Extend the size estimation practices established in the last two lessons toward estimation of resource and schedule usage
Read chapter 6 of the textbook
Write program 5A using PSP1.1
This chapter, on estimating development time, is the one I rather wish I'd read before the last assignment-- it relates the linear regression process to prediction and estimation, and while I'd figured much of the information out by the end of lesson 4, it would have been nice to have it earlier.
In a nutshell, the estimation part of the PSP tries to relate a set of historical estimated data (past estimates) to a set of actual data (past actual results), then use mathematics to make a prediction for a new estimate. Chapter 5 focuses on development time, so we'll use that as an example, but the processes can be used to relate any two quantities which might be correlated (and further lessons will evidently give us tools to determine that correlation). Humphrey gives three scenarios for estimating project time:
If you don't have enough historical data (estimates and results) to make a prediction for size, you take a known quantity (historical productivity in LOC/hour), and use that to estimate the shortest and longest likely times; in other words, using an example from the text, if you had written two programs and had time and size data, you might get the following information:
Table 5-1. Example: figuring estimated time from productivity data
LOC | Hours | Loc/Hour | |
172 | 7.6 | 22.63 | |
242 | 15.3 | 15.82 | |
Total: | 414 | 22.9 | 18.07 |
Using an average (18.07 LOC/hr), you might guess that your development time for a 156 LOC program might be 8.63 hours; using your lowest and highest productivities, you could guess a max time of 9.86 and 6.9 hours for the program. You now have a most likely schedule and an estimated lowest or highest.

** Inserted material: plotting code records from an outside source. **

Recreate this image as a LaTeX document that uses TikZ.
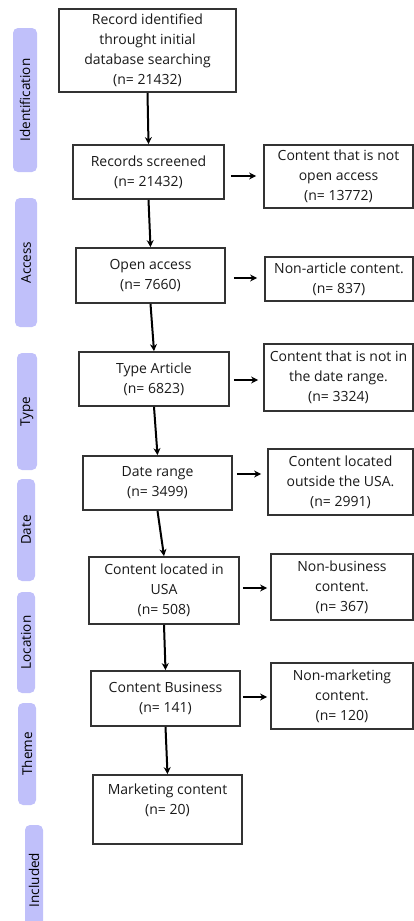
\documentclass[tikz,border=0pt]{standalone}
\usepackage{fontspec}
\setmainfont{Open Sans}
\usetikzlibrary{arrows.meta}
\definecolor{stagefill}{RGB}{192,192,250}
\definecolor{boxline}{RGB}{51,51,51}

\begin{document}
\begin{tikzpicture}[x=1pt, y=-1pt,
  box/.style={draw=boxline, line width=1.8pt, align=center, inner sep=2pt,
    font=\fontsize{14}{20}\selectfont, text=black!90},
  stage/.style={fill=stagefill, rounded corners=5pt, rotate=90, inner sep=0pt,
    font=\fontsize{13.5}{15}\selectfont},
  hop/.style={-{Stealth[length=7pt,width=7pt]}, line width=2pt}]
\useasboundingbox (0,0) rectangle (414,921);
\clip (0,0) rectangle (414,921);

\node[stage, minimum width=144, minimum height=24] (sIdent) at (25, 100) {Identification};
\node[stage, minimum width=129, minimum height=22] (sAccess) at (26, 262.5) {Access};
\node[stage, minimum width=117, minimum height=20] (sType) at (27, 411.5) {Type};
\node[stage, minimum width=102, minimum height=18] (sDate) at (26, 530) {Date};
\node[stage, minimum width=101, minimum height=18] (sLoc) at (26, 642.5) {Location};
\node[stage, minimum width=102, minimum height=18] (sTheme) at (27, 754) {Theme};
\node[stage, minimum width=110, minimum height=18] (sIncl) at (34, 880) {Included};

\node[box, minimum width=177, minimum height=83] (rec) at (147.5, 50.5) {Record identified\\throught initial\\database searching\\(n= 21432)};
\node[box, minimum width=151, minimum height=54] (scr) at (148.5, 172) {Records screened\\(n= 21432)};
\node[box, minimum width=149, minimum height=55] (open) at (150.5, 275.5) {Open access\\(n= 7660)};
\node[box, minimum width=150, minimum height=54] (art) at (154, 379) {Type Article\\(n= 6823)};
\node[box, minimum width=149, minimum height=54] (date) at (157.5, 483) {Date range\\(n= 3499)};
\node[box, minimum width=150, minimum height=67] (usa) at (164, 590.5) {Content located in\\USA\\(n= 508)};
\node[box, minimum width=149, minimum height=55] (bus) at (165.5, 698.5) {Content Business\\(n= 141)};
\node[box, minimum width=149, minimum height=69] (mkt) at (167.5, 809.5) {Marketing content\\(n= 20)\\\mbox{}};

\node[box, minimum width=149, minimum height=63] (xOpen) at (338.5, 176.5) {Content that is not\\open access\\(n= 13772)};
\node[box, minimum width=148, minimum height=44] (xArt) at (339, 279) {Non-article content.\\(n= 837)};
\node[box, minimum width=149, minimum height=67] (xDate) at (338.5, 377.5) {Content that is not in\\the date range.\\(n= 3324)};
\node[box, minimum width=145, minimum height=66] (xUsa) at (340.5, 482) {Content located\\outside the USA.\\(n= 2991)};
\node[box, minimum width=142, minimum height=66] (xBus) at (342, 587) {Non-business\\content.\\(n= 367)};
\node[box, minimum width=142, minimum height=66] (xMkt) at (342, 696) {Non-marketing\\content.\\(n= 120)};

\draw[hop] (rec.south) -- (scr.north);
\draw[hop] (scr.south) -- (open.north);
\draw[hop] (open.south) -- (art.north);
\draw[hop] (art.south) -- (date.north);
\draw[hop] (date.south) -- (usa.north);
\draw[hop] (usa.south) -- (bus.north);
\draw[hop] (bus.south) -- (mkt.north);

\draw[hop, shorten <=6pt, shorten >=7pt] ([yshift=-4pt]scr.east) -- ([yshift=-4pt]scr.east -| xOpen.west);
\draw[hop, shorten <=8pt, shorten >=7pt] ([yshift=-2.5pt]open.east) -- ([yshift=-2.5pt]open.east -| xArt.west);
\draw[hop, shorten <=4pt, shorten >=5pt] ([yshift=-1pt]art.east) -- ([yshift=-1pt]art.east -| xDate.west);
\draw[hop, shorten <=4pt, shorten >=6pt] ([yshift=9pt]date.east) -- ([yshift=9pt]date.east -| xUsa.west);
\draw[hop, shorten <=3pt, shorten >=3pt] ([yshift=2.5pt]usa.east) -- ([yshift=2.5pt]usa.east -| xBus.west);
\draw[hop, shorten <=2pt, shorten >=3pt] ([yshift=1.5pt]bus.east) -- ([yshift=1.5pt]bus.east -| xMkt.west);
\end{tikzpicture}
\end{document}
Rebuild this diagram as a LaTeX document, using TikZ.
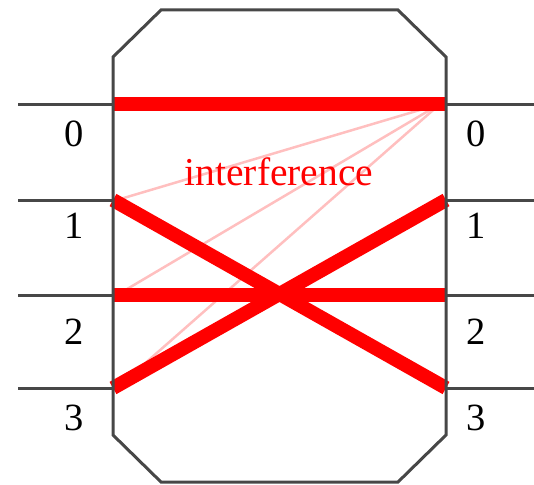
\documentclass[tikz,border=0pt]{standalone}
\usepackage{fontspec}
\setmainfont{Liberation Serif}
\begin{document}
\begin{tikzpicture}[x=1pt,y=-1pt,
  wire/.style={draw=black!72,line width=3pt},
  box/.style={draw=black!72,line width=3pt,line join=miter},
  beam/.style={draw=red,line width=14pt},
  ghost/.style={draw=red!25,line width=2.5pt},
  lbl/.style={font=\fontsize{38.5}{40}\selectfont,anchor=base,inner sep=0pt}]
\useasboundingbox (0,0) rectangle (534,484);
% ports
\coordinate (L0) at (113,104);
\coordinate (L1) at (113,200);
\coordinate (L2) at (113,295);
\coordinate (L3) at (113,388);
\coordinate (R0) at (446,104);
\coordinate (R1) at (446,200);
\coordinate (R2) at (446,295);
\coordinate (R3) at (446,388);
\coordinate (LE0) at (18,104);
\coordinate (LE1) at (18,200);
\coordinate (LE2) at (18,295);
\coordinate (LE3) at (18,388);
\coordinate (RE0) at (534,104);
\coordinate (RE1) at (534,200);
\coordinate (RE2) at (534,295);
\coordinate (RE3) at (534,388);
\coordinate (S) at (440,104);
\coordinate (G1) at (117,200);
\coordinate (G2) at (117,295);
\coordinate (G3) at (117,388);
% ghost lines
\draw[ghost] (S) -- (G1);
\draw[ghost] (S) -- (G2);
\draw[ghost] (S) -- (G3);
% beams
\draw[beam] (L0) -- (R0);
\draw[beam] (L2) -- (R2);
\draw[beam] (L1) -- (R3);
\draw[beam] (L3) -- (R1);
% wires
\foreach \i in {0,1,2,3} {
  \draw[wire] (LE\i) -- (L\i);
  \draw[wire] (R\i) -- (RE\i);
}
% box
\draw[box] (113,57) -- (161,10) -- (398,10) -- (446,57) -- (446,435) -- (398,482) -- (161,482) -- (113,435) -- cycle;
% labels
\node[lbl] (l0) at (74,146) {0};
\node[lbl] (l1) at (74,238) {1};
\node[lbl] (l2) at (74,344) {2};
\node[lbl] (l3) at (74,430) {3};
\node[lbl] (r0) at (476,146) {0};
\node[lbl] (r1) at (476,238) {1};
\node[lbl] (r2) at (476,344) {2};
\node[lbl] (r3) at (476,430) {3};
\node[lbl,text=red,font=\fontsize{39.5}{41}\selectfont] (intf) at (279,185) {interference};
\end{tikzpicture}
\end{document}
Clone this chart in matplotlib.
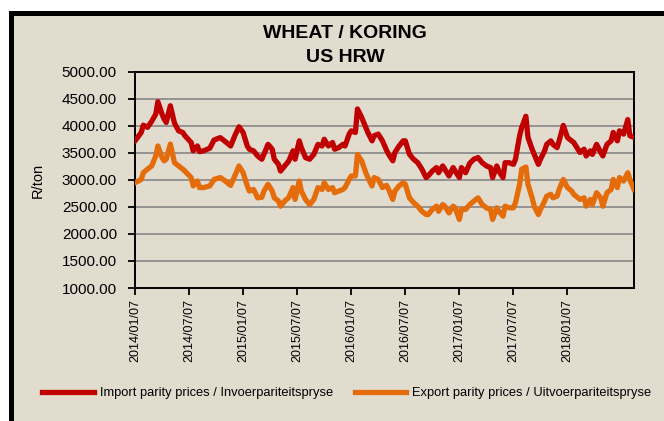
import matplotlib.pyplot as plt
from matplotlib.patches import Rectangle

# Week number (counted from 2014/01/07) of each point
weeks = [
    0, 3, 4, 6, 8, 10, 11, 13, 14, 15, 17, 19, 21, 23, 24, 27, 28, 30, 31, 33, 36,
    38, 41, 43, 46, 48, 50, 52, 54, 55, 57, 59, 61, 62, 64, 66, 67, 69, 70, 72, 74, 76, 77,
    79, 80, 82, 84, 86, 88, 90, 91, 93, 95, 96, 98, 100, 101, 103, 104, 106, 107, 109, 111,
    112, 114, 115, 117, 119,
    121, 122, 124, 125, 127, 129, 130, 132, 134, 136, 138, 140, 141, 143, 145, 146, 148, 149,
    151, 153, 154, 156, 157, 159,
    161, 163, 165, 167, 169, 171, 172, 174, 175, 177, 178, 180, 182, 183, 185, 186, 188, 189,
    191, 192, 194, 195, 197, 198,
    200, 201, 203, 204, 206, 208, 210, 211, 213, 214, 216, 217, 219, 220, 222, 224, 225, 227,
    229, 230, 232, 233, 235, 237, 238, 240,
]

# R/ton
import_prices = [
    3725, 3880, 4015, 3975, 4085, 4220, 4450, 4220, 4130, 4065, 4375, 4050, 3910, 3880, 3820,
    3695, 3540, 3630, 3525, 3540, 3590,
    3740, 3785, 3725, 3630, 3820, 3985, 3880, 3630, 3570, 3540, 3445, 3385, 3475, 3660, 3570,
    3385, 3290, 3165, 3260, 3355, 3540, 3385,
    3725, 3600, 3415, 3385, 3475, 3660, 3630, 3755, 3630, 3695, 3570, 3600, 3660, 3630, 3850,
    3910, 3880, 4315, 4160, 3975, 3880, 3725, 3820, 3850, 3725,
    3550, 3475, 3355, 3510, 3630, 3725, 3725, 3475, 3385, 3320, 3200, 3045, 3075, 3165, 3230,
    3135, 3260, 3200, 3075, 3230, 3165, 3045, 3230, 3135,
    3310, 3385, 3415, 3320, 3260, 3230, 3045, 3260, 3165, 3045, 3320, 3320, 3290, 3385, 3820,
    3975, 4180, 3790, 3570, 3475, 3290, 3385, 3540, 3660,
    3725, 3660, 3600, 3725, 4010, 3785, 3725, 3695, 3570, 3510, 3570, 3445, 3540, 3475, 3660,
    3510, 3445, 3660, 3725, 3880, 3725, 3910, 3850, 4120, 3820, 3790,
]

export_prices = [
    2950, 3010, 3135, 3200, 3260, 3445, 3630, 3415, 3355, 3385, 3665, 3320, 3260, 3200, 3165,
    3045, 2890, 2980, 2860, 2860, 2890,
    3010, 3045, 2995, 2900, 3075, 3260, 3135, 2890, 2795, 2825, 2670, 2680, 2795, 2920, 2795,
    2670, 2610, 2515, 2610, 2680, 2860, 2640,
    2980, 2795, 2640, 2545, 2640, 2860, 2825, 2950, 2825, 2860, 2765, 2795, 2825, 2860, 3010,
    3075, 3075, 3475, 3355, 3135, 3045, 2890, 3045, 3010, 2860,
    2900, 2825, 2640, 2795, 2890, 2950, 2920, 2670, 2580, 2515, 2420, 2360, 2360, 2455, 2515,
    2420, 2545, 2515, 2390, 2515, 2485, 2270, 2455, 2455,
    2545, 2610, 2670, 2545, 2485, 2455, 2270, 2485, 2420, 2330, 2515, 2485, 2485, 2580, 2920,
    3200, 3240, 2920, 2670, 2515, 2360, 2455, 2610, 2700,
    2735, 2670, 2700, 2825, 3010, 2860, 2795, 2735, 2670, 2640, 2670, 2515, 2640, 2545, 2765,
    2670, 2515, 2765, 2825, 3010, 2860, 3045, 2980, 3135, 3010, 2825,
]

tick_weeks = [0, 26, 52, 78, 104, 130, 156, 182, 208]
tick_labels = [
    "2014/01/07", "2014/07/07", "2015/01/07", "2015/07/07", "2016/01/07",
    "2016/07/07", "2017/01/07", "2017/07/07", "2018/01/07",
]
y_ticks = [1000, 1500, 2000, 2500, 3000, 3500, 4000, 4500, 5000]

BG = '#E2DCCE'
RED = '#C00000'
ORANGE = '#E46C0A'


def plot_prices():
    plt.rcParams['font.family'] = ['Liberation Sans', 'DejaVu Sans']
    fig = plt.figure(figsize=(6.64, 4.21), dpi=100, facecolor='white')

    # parchment chart area with a thick black frame (cut off at right and bottom)
    frame = Rectangle((10.5 / 664, -0.2), 1.2, 0.2 + 1 - 12.5 / 421,
                      transform=fig.transFigure, facecolor=BG, edgecolor='black',
                      linewidth=3.6, zorder=-10)
    fig.patches.append(frame)

    ax = fig.add_axes([135 / 664, 1 - 288 / 421, 499 / 664, 216 / 421])
    ax.set_facecolor('none')

    ax.plot(weeks, import_prices, color=RED, linewidth=3.8, solid_joinstyle='round',
            label='Import parity prices / Invoerpariteitspryse', zorder=3)
    ax.plot(weeks, export_prices, color=ORANGE, linewidth=3.8, solid_joinstyle='round',
            label='Export parity prices / Uitvoerpariteitspryse', zorder=3)

    ax.set_xlim(0, 240)
    ax.set_ylim(1000, 5000)
    ax.set_yticks(y_ticks)
    ax.set_yticklabels([f'{v:.2f}' for v in y_ticks], fontsize=11)
    ax.set_xticks(tick_weeks)
    ax.set_xticklabels(tick_labels, rotation=90, fontsize=9)
    ax.tick_params(direction='out', length=5, width=1.3, color='black', pad=3)
    ax.tick_params(axis='y', pad=8)

    ax.yaxis.grid(True, color='#8E8E8E', linewidth=1.3)
    ax.set_axisbelow(True)
    for side in ax.spines.values():
        side.set_linewidth(1.4)
        side.set_color('black')

    ax.set_ylabel('R/ton', fontsize=10.5, labelpad=12)

    fig.text(0.52, 1 - 34 / 421, 'WHEAT / KORING', ha='center', va='center',
             fontsize=14, fontweight='bold')
    fig.text(0.52, 1 - 57 / 421, 'US HRW', ha='center', va='center',
             fontsize=14, fontweight='bold')

    fig.legend(loc='center', bbox_to_anchor=(0.522, 1 - 393 / 421), ncol=2,
               frameon=False, fontsize=9.3, handlelength=4.0, handletextpad=0.45,
               columnspacing=1.7)

    fig.savefig('out.png', dpi=100, facecolor=fig.get_facecolor())


if __name__ == '__main__':
    plot_prices()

If you have at least three sets of data, however, Humphrey advocates the use of statistics, particularly the fairly simple (if arduous by hand) linear regression calculation. Essentially, this takes pairs of numbers (estimated LOC and actual development hours, etc) as X-Y coordinates, finds the best-fit line for the data, and uses that line to extrapolate a schedule. This is a good deal more accurate, because rather than running on productivity, it gives you a statistical prediction of estimated-size-to-schedule based on historical data; the first used actual productivity numbers on an estimated size, ignoring the possibility of errors in your size estimate. The linear regression method assumes that, if you do have errors, they will be consistent, and will incorporate that data into the prediction. A likely "envelope" (prediction interval) around your most likely schedule is derived using the t-distribution and more clever algorithms. The entire process is much more math-intensive than the simple productivity calculation, but once automated would be just as easy and much more accurate. It can also be used to relate many types of correlated variables-- such as comparisons between Eiffel and C++ source code size and development time.
The linear regression calculation is fairly simple, but very time-consuming if done by hand (a great deal of summation, etc). A tool such as program 4A could be helpful indeed (in fact, it takes a great deal of restraint not to enhance it for other parameters now instead of waiting for the proper assignments!).
The rest of the chapter involves more mathematical concepts: how to combine resource estimates to get both an estimated result and an estimated prediction interval (in which we discover that combining multiple estimates gives a smaller prediction interval than a single estimate), and how to create a large estimate out of many smaller estimates. He also introduces multiple regression, a process which allows one to estimate the relative contributions of different variables on a single outcome (here, the relative contributions of the work on new, reused, and modified code [Humphrey95]). The math for this looks formidable and, of course, suitable for automation.
Given a time estimate, the remainder of chapter 5 is devoted to creating a schedule from the time estimate: identifying possible working hours, allocating project hours to work hours, creating the schedule, etc. Humphrey introduces the concept of earned value tracking to track the progress of a project; essentially, EV tracking assigns a value to each step in a project based on its estimated work time as a percentage of the estimated total work time. Adding tasks, then, reduces the estimated value of tasks already accounted for, but this does produce a fairly decent way to measure progress (a more traditional approach, the use of miniature milestones, accomplishes much the same thing without the added concept of value; any one milestone is often the same as any other, without a sense of additional value or progress for difficult or time-consuming tasks).